Solitudine, ansia, gelosia, paura e tormento: davvero Edvard Munch (1863-1944) non doveva essere l’anima della festa, ma sicuramente aveva un talento per l’arte. Questa mostra non è facile, anzi: è roba pesante e severa che fin dall’inizio ti si appiccica addosso come fuliggine scura.
Tutto ciò che si trova nei dipinti di Munch è anche nelle sue stampe, eccetto il colore. Ci sono amanti dai corpi intrecciari, figure solitarie avvolte nella loro angoscia esistenziale, donne irraggiungibili. Non manca la versione a stampa de L’Urlo che nel suo spoglio bianco e nero è, se possibile, quasi più tormentato della versione dipinta. Munch era profondamente consapevole del potere devastante delle malattie mentali: comprendere e di conseguenza esprimere il funzionamento della mente era per lui estremamente importante, ed era ciò che cercava di ritrarre.
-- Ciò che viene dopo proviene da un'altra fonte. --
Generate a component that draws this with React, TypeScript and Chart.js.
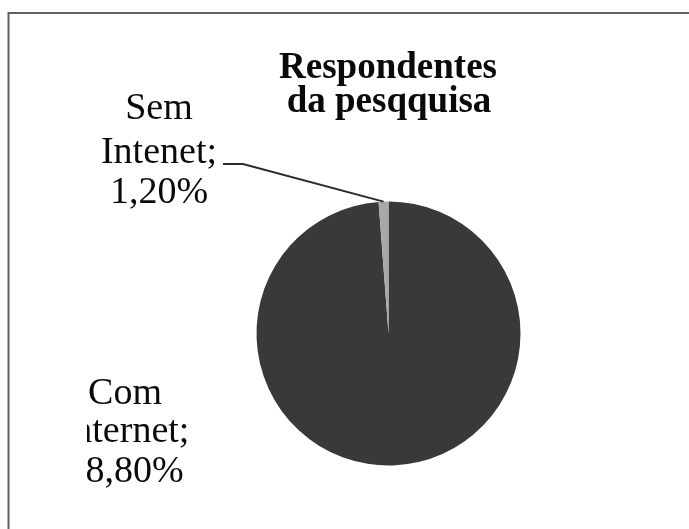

Inutile dire che è una cosa che ha un’enorme risonanza oggi
L’opera di Munch è iconica per una ragione. Quando ti arriva addosso, tutto quel dolore e quel tormento ti resta addosso. Gli occhi inquietanti e angosciati dei soggetti dei suoi quadri ci seguono per la stanza e continuano a seguirci anche quando quando si lascia la mostra. Questo è l’aspetto dell’arte di Much che trovo meno piacevole, che a nessuno piace essere seguito da un paio di occhi vuoti e da una bocca urlante, ma è la prova di quanto geniale sia questo artista.